Avant Music Festival at the Wild Project, February 16, 2013
The New York Times, Feb. 20, 2013

Last month I was lucky enough to get to hear a live performance of John Cage's Apartment House 1776 as part of the Avant Music Festival – and a gorgeous, inspired account it was, too. The concert was a matinee on the festival's second day; the biggest reason that it pains me to have fallen behind on blogging is that I ought to have found time to post this review before the festival ended a week later. (True, the review appeared during my self-imposed hiatus from work, but still…)

As my review says, how far we've come from the New York City premiere of this salute to the American Bicentennial, presented by the New York Philharmonic in November 1976. “Hundreds Walk Out of Premiere of John Cage Work at Fisher Hall,” the New York Times headline blared.
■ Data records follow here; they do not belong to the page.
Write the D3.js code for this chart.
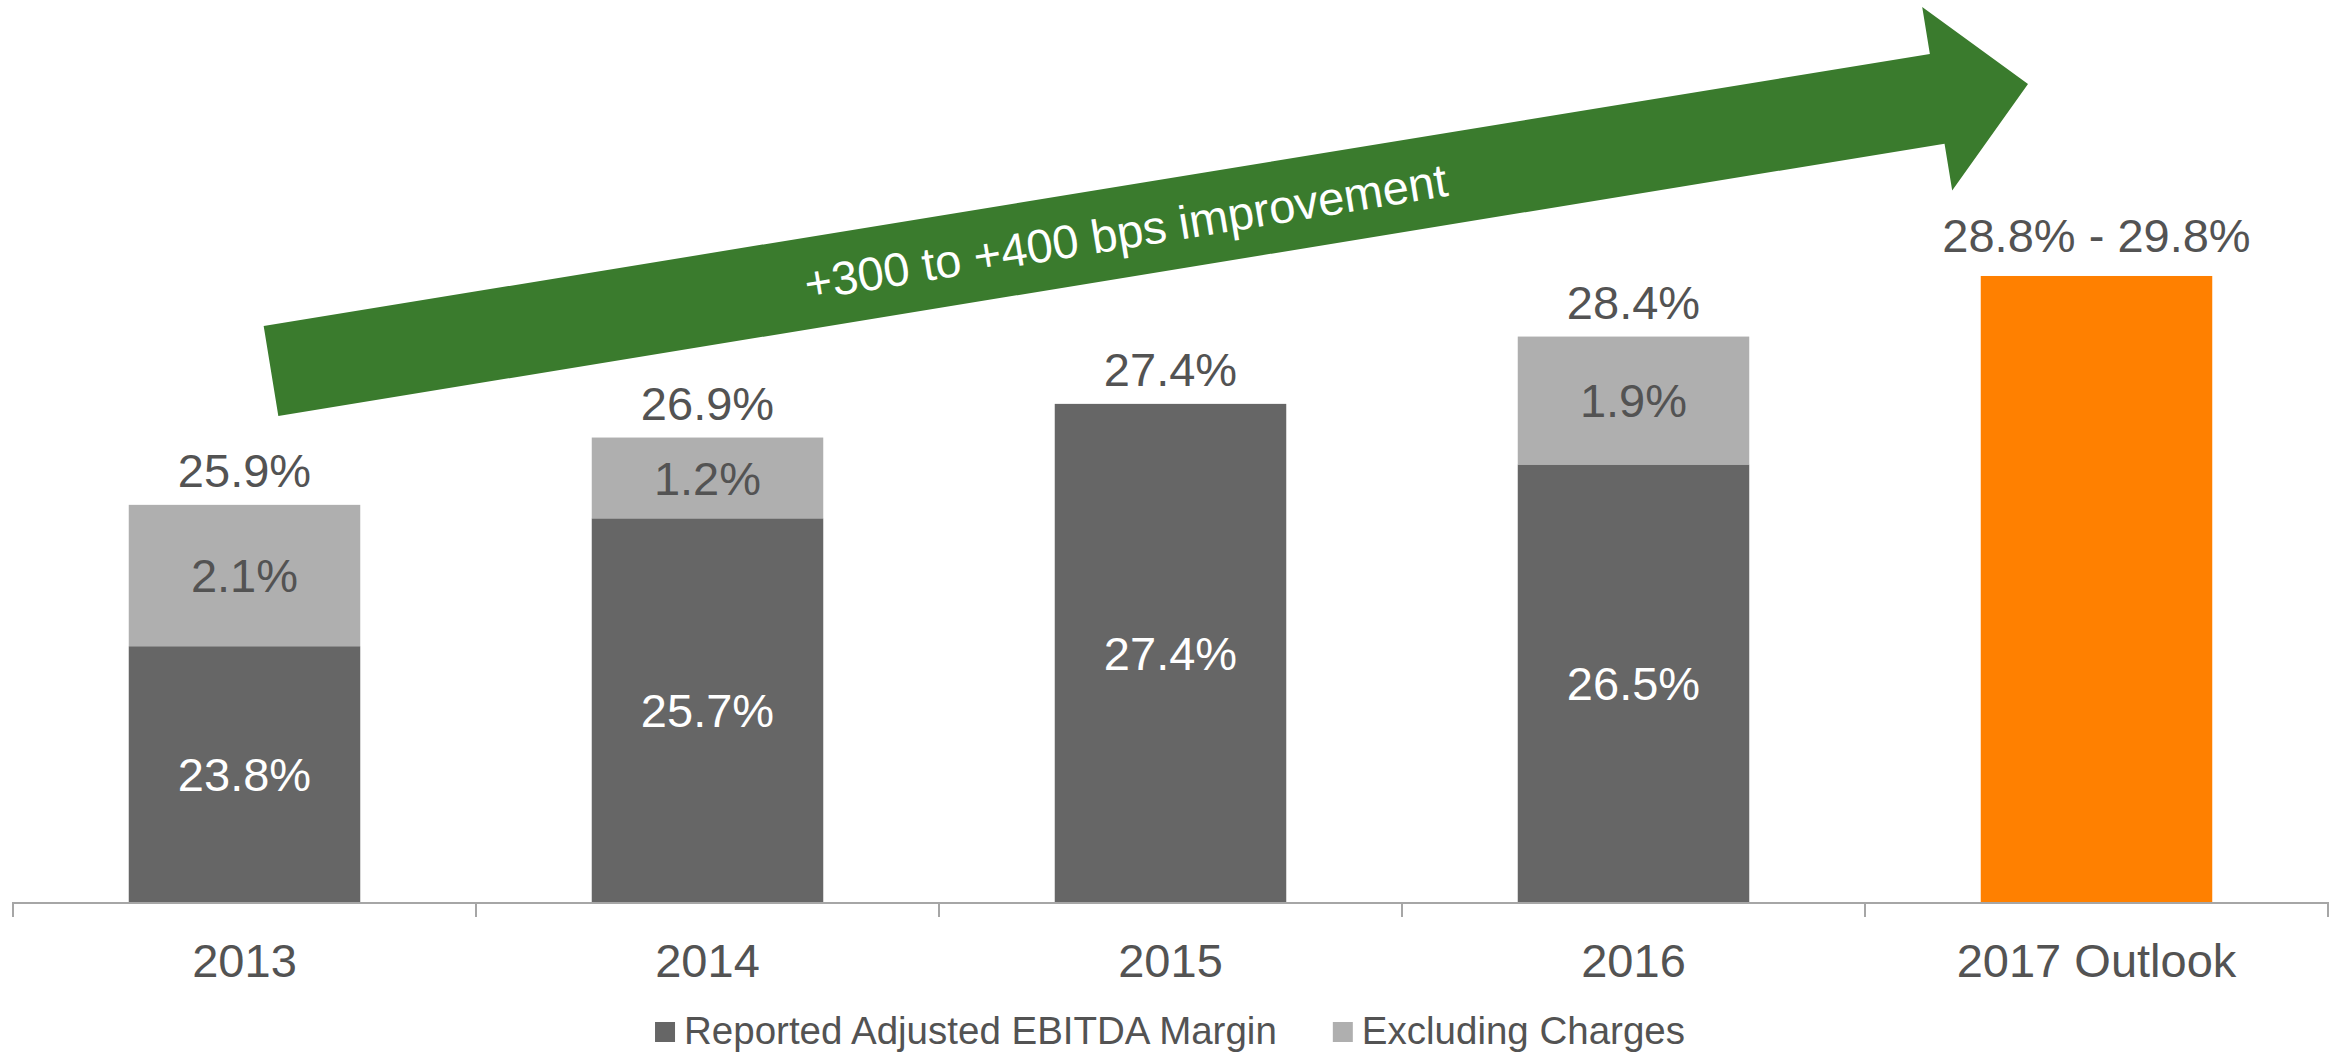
<!DOCTYPE html>
<html>
<head>
<meta charset="utf-8">
<script src="https://cdn.jsdelivr.net/npm/d3@7"></script>
<style>
  body { margin: 0; background: #fff; }
  text { font-family: "Liberation Sans", Arial, sans-serif; }
</style>
</head>
<body>
<div id="chart"></div>
<script>
// chart values
var years = ["2013", "2014", "2015", "2016", "2017 Outlook"];
var reported = [23.8, 25.7, 27.4, 26.5, null];
var charges = [2.1, 1.2, 0, 1.9, null];
var totalLabels = ["25.9%", "26.9%", "27.4%", "28.4%", "28.8% - 29.8%"];
var outlookRange = [28.8, 29.8];
var seriesNames = ["Reported Adjusted EBITDA Margin", "Excluding Charges"];

var width = 2338, height = 1054;
var textColor = "#535353";
var colors = { reported: "#666666", charges: "#afafaf", outlook: "#ff8000", arrow: "#3a7b2d" };

var svg = d3.select("#chart").append("svg")
    .attr("width", width)
    .attr("height", height);

// set the ranges
var x = d3.scaleBand().domain(years).range([13, 2328]).paddingInner(0.5).paddingOuter(0.25);
var y = d3.scaleLinear().domain([20, 33.4]).range([902, 0]);
var baseY = y(20);

var data = years.map(function(yr, i) {
  return { year: yr, reported: reported[i], charges: charges[i], label: totalLabels[i] };
});

// bars
data.forEach(function(d) {
  var g = svg.append("g");
  if (d.reported === null) {
    var mid = (outlookRange[0] + outlookRange[1]) / 2;
    g.append("rect")
      .attr("x", x(d.year)).attr("width", x.bandwidth())
      .attr("y", y(mid)).attr("height", baseY - y(mid))
      .attr("fill", colors.outlook);
    g.append("text")
      .attr("x", x(d.year) + x.bandwidth() / 2).attr("y", y(mid) - 24)
      .attr("text-anchor", "middle").style("font-size", "47px")
      .attr("fill", textColor).text(d.label);
    return;
  }
  var top = d.reported + d.charges;
  g.append("rect")
    .attr("x", x(d.year)).attr("width", x.bandwidth())
    .attr("y", y(d.reported)).attr("height", baseY - y(d.reported))
    .attr("fill", colors.reported);
  g.append("text")
    .attr("x", x(d.year) + x.bandwidth() / 2)
    .attr("y", (y(d.reported) + baseY) / 2).attr("dy", "0.36em")
    .attr("text-anchor", "middle").style("font-size", "47px")
    .attr("fill", "#ffffff").text(d.reported.toFixed(1) + "%");
  if (d.charges > 0) {
    g.append("rect")
      .attr("x", x(d.year)).attr("width", x.bandwidth())
      .attr("y", y(top)).attr("height", y(d.reported) - y(top))
      .attr("fill", colors.charges);
    g.append("text")
      .attr("x", x(d.year) + x.bandwidth() / 2)
      .attr("y", (y(top) + y(d.reported)) / 2).attr("dy", "0.36em")
      .attr("text-anchor", "middle").style("font-size", "47px")
      .attr("fill", textColor).text(d.charges.toFixed(1) + "%");
  }
  g.append("text")
    .attr("x", x(d.year) + x.bandwidth() / 2).attr("y", y(top) - 18)
    .attr("text-anchor", "middle").style("font-size", "47px")
    .attr("fill", textColor).text(d.label);
});

// x axis with ticks between categories
var step = x.step();
var axisG = svg.append("g").attr("stroke", "#a6a6a6").attr("stroke-width", 2);
axisG.append("line")
  .attr("x1", x.range()[0]).attr("x2", x.range()[1])
  .attr("y1", baseY + 1).attr("y2", baseY + 1);
d3.range(years.length + 1).forEach(function(i) {
  var tx = x.range()[0] + i * step;
  axisG.append("line")
    .attr("x1", tx).attr("x2", tx)
    .attr("y1", baseY).attr("y2", baseY + 15);
});
svg.selectAll(".cat").data(years).enter().append("text")
  .attr("class", "cat")
  .attr("x", function(d) { return x(d) + x.bandwidth() / 2; })
  .attr("y", 977)
  .attr("text-anchor", "middle").style("font-size", "47px")
  .attr("fill", textColor).text(function(d) { return d; });

// legend
var legend = svg.append("g");
var legendColors = [colors.reported, colors.charges];
var lx = 0;
seriesNames.forEach(function(name, i) {
  legend.append("rect")
    .attr("x", lx).attr("y", 1022).attr("width", 20).attr("height", 20)
    .attr("fill", legendColors[i]);
  var t = legend.append("text")
    .attr("x", lx + 29).attr("y", 1044)
    .style("font-size", "38.5px").attr("fill", textColor).text(name);
  lx += 29 + t.node().getComputedTextLength() + 56;
});
var lw = lx - 56;
legend.attr("transform", "translate(" + (1170 - lw / 2) + ",0)");

// improvement arrow (annotation)
var arrowTail = [271, 371], arrowTip = [2028, 84];
var shaftW = 91, headW = 186, headL = 92;
var dx = arrowTip[0] - arrowTail[0], dy = arrowTip[1] - arrowTail[1];
var len = Math.sqrt(dx * dx + dy * dy);
var ang = Math.atan2(dy, dx) * 180 / Math.PI;
var pts = [[0, -shaftW / 2], [len - headL, -shaftW / 2], [len - headL, -headW / 2], [len, 0],
           [len - headL, headW / 2], [len - headL, shaftW / 2], [0, shaftW / 2]];
var arrow = svg.append("g")
  .attr("transform", "translate(" + arrowTail[0] + "," + arrowTail[1] + ") rotate(" + ang + ")");
arrow.append("path")
  .attr("d", d3.line()(pts) + "Z")
  .attr("fill", colors.arrow);
arrow.append("text")
  .attr("x", 866).attr("y", 0).attr("dy", "0.36em")
  .attr("text-anchor", "middle").style("font-size", "47px")
  .attr("fill", "#ffffff").text("+300 to +400 bps improvement");
</script>
</body>
</html>
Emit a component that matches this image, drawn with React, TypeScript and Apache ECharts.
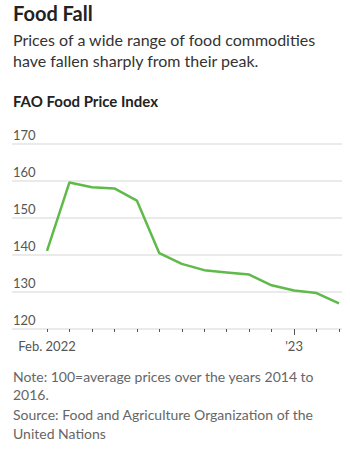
import React, { useEffect, useRef } from "react";
import * as echarts from "echarts";

const months = ["Feb. 2022", "Mar", "Apr", "May", "Jun", "Jul", "Aug", "Sep", "Oct", "Nov", "Dec", "'23", "Feb", "Mar"];
const indexValues = [141.1, 159.6, 158.3, 158.0, 154.7, 140.5, 137.6, 135.9, 135.3, 134.7, 131.8, 130.4, 129.7, 126.9];
const shownLabels = ["Feb. 2022", "'23"];
const yearStart = "'23";
const yTicks = [120, 130, 140, 150, 160, 170];

const title = "Food Fall";
const subtitle = "Prices of a wide range of food commodities\nhave fallen sharply from their peak.";
const chartLabel = "FAO Food Price Index";
const note = "Note: 100=average prices over the years 2014 to\n2016.";
const source = "Source: Food and Agriculture Organization of the\nUnited Nations";

const FONT = "Lato, 'Noto Sans', sans-serif";

export default function App() {
  const ref = useRef<HTMLDivElement>(null);
  useEffect(() => {
    document.body.style.margin = "0";
    if (!ref.current) return;
    const chart = echarts.init(ref.current, undefined, { renderer: "svg" });
    const yMin = yTicks[0];
    const yMax = yTicks[yTicks.length - 1];
    const yearIdx = months.indexOf(yearStart);
    chart.setOption({
      animation: false,
      textStyle: { fontFamily: FONT },
      grid: [
        { left: 12, right: 8, top: 144, bottom: 121 },
        { left: 47, right: 11, top: 144, bottom: 121 },
      ],
      xAxis: [
        { type: "value", gridIndex: 0, show: false, min: 0, max: 1 },
        {
          type: "category",
          gridIndex: 1,
          position: "bottom",
          data: months,
          boundaryGap: false,
          axisLine: { show: false },
          axisTick: {
            show: true,
            length: 3,
            interval: 0,
            lineStyle: { color: "#555", width: 1 },
          },
          axisLabel: {
            show: true,
            interval: 0,
            margin: 10,
            color: "#555",
            fontSize: 13,
            fontFamily: FONT,
            formatter: (v: string) => (shownLabels.includes(v) ? v : ""),
          },
          splitLine: { show: false },
        },
        {
          type: "category",
          gridIndex: 1,
          position: "bottom",
          offset: 0,
          data: months,
          boundaryGap: false,
          axisLine: { show: false },
          axisTick: {
            show: true,
            length: 6,
            interval: (i: number) => i === yearIdx,
            lineStyle: { color: "#555", width: 1 },
          },
          axisLabel: { show: false },
          splitLine: { show: false },
        },
      ],
      yAxis: [
        {
          type: "value",
          gridIndex: 0,
          min: yMin,
          max: yMax,
          interval: 10,
          axisLine: { show: false },
          axisTick: { show: false },
          axisLabel: {
            inside: true,
            margin: 1,
            verticalAlign: "bottom",
            padding: [0, 0, 3, 0],
            color: "#555",
            fontSize: 13,
            fontFamily: FONT,
          },
          splitLine: { show: true, lineStyle: { color: "#e3e3e3", width: 1.5 } },
        },
        {
          type: "value",
          gridIndex: 1,
          min: yMin,
          max: yMax,
          interval: 10,
          show: false,
        },
      ],
      series: [
        {
          type: "line",
          xAxisIndex: 1,
          yAxisIndex: 1,
          data: indexValues,
          symbol: "none",
          lineStyle: { color: "#5fba4a", width: 2.5 },
        },
      ],
      graphic: [
        {
          type: "text",
          left: 13,
          top: 3,
          style: { text: title, font: `bold 20px ${FONT}`, fill: "#222" },
        },
        {
          type: "text",
          left: 13,
          top: 29,
          style: { text: subtitle, font: `16px ${FONT}`, fill: "#333", lineHeight: 21 },
        },
        {
          type: "text",
          left: 13,
          top: 93,
          style: { text: chartLabel, font: `bold 15px ${FONT}`, fill: "#222" },
        },
        {
          type: "text",
          left: 13,
          top: 368,
          style: { text: note, font: `14px ${FONT}`, fill: "#666", lineHeight: 17.5 },
        },
        {
          type: "text",
          left: 13,
          top: 405,
          style: { text: source, font: `14px ${FONT}`, fill: "#666", lineHeight: 19 },
        },
      ],
    });
    return () => chart.dispose();
  }, []);
  return <div ref={ref} style={{ width: 350, height: 450 }} />;
}
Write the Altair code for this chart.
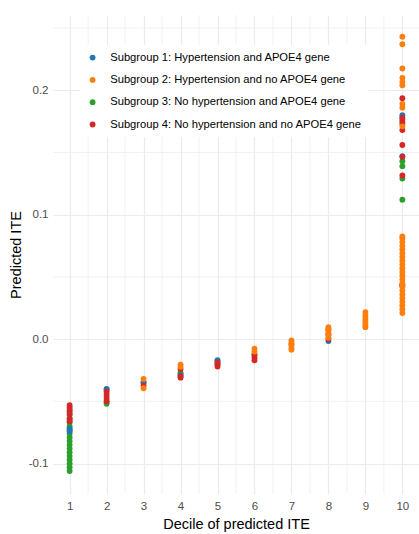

Still, Allen Hughes was on the whole quite respectful in his review (alas, only available in the premium archive):

"Renga with Apartment House 1776" may not be great musical art (which is not Cage's aim nowadays) but it would be difficult to imagine a lustier celebration of the musical past of a bustling, brawling, sprawling, melting-pot nation than this uninhibited score.

Andrew Porter, in The New Yorker, found the work "tedious," while Richard Dyer, reviewing the world premiere at the Boston Symphony Orchestra premiere for the Boston Globe, called it "fascinating" and "elusive."

One thing I wished I'd noticed before I wrote my review: Matoaka Little Eagle, who sang and chanted the Native Ameican portions of Apartment House 1776 at the Wild Project, is the daughter of Chief Swift Eagle, who performed the same role in the 1976 performances. Fascinating.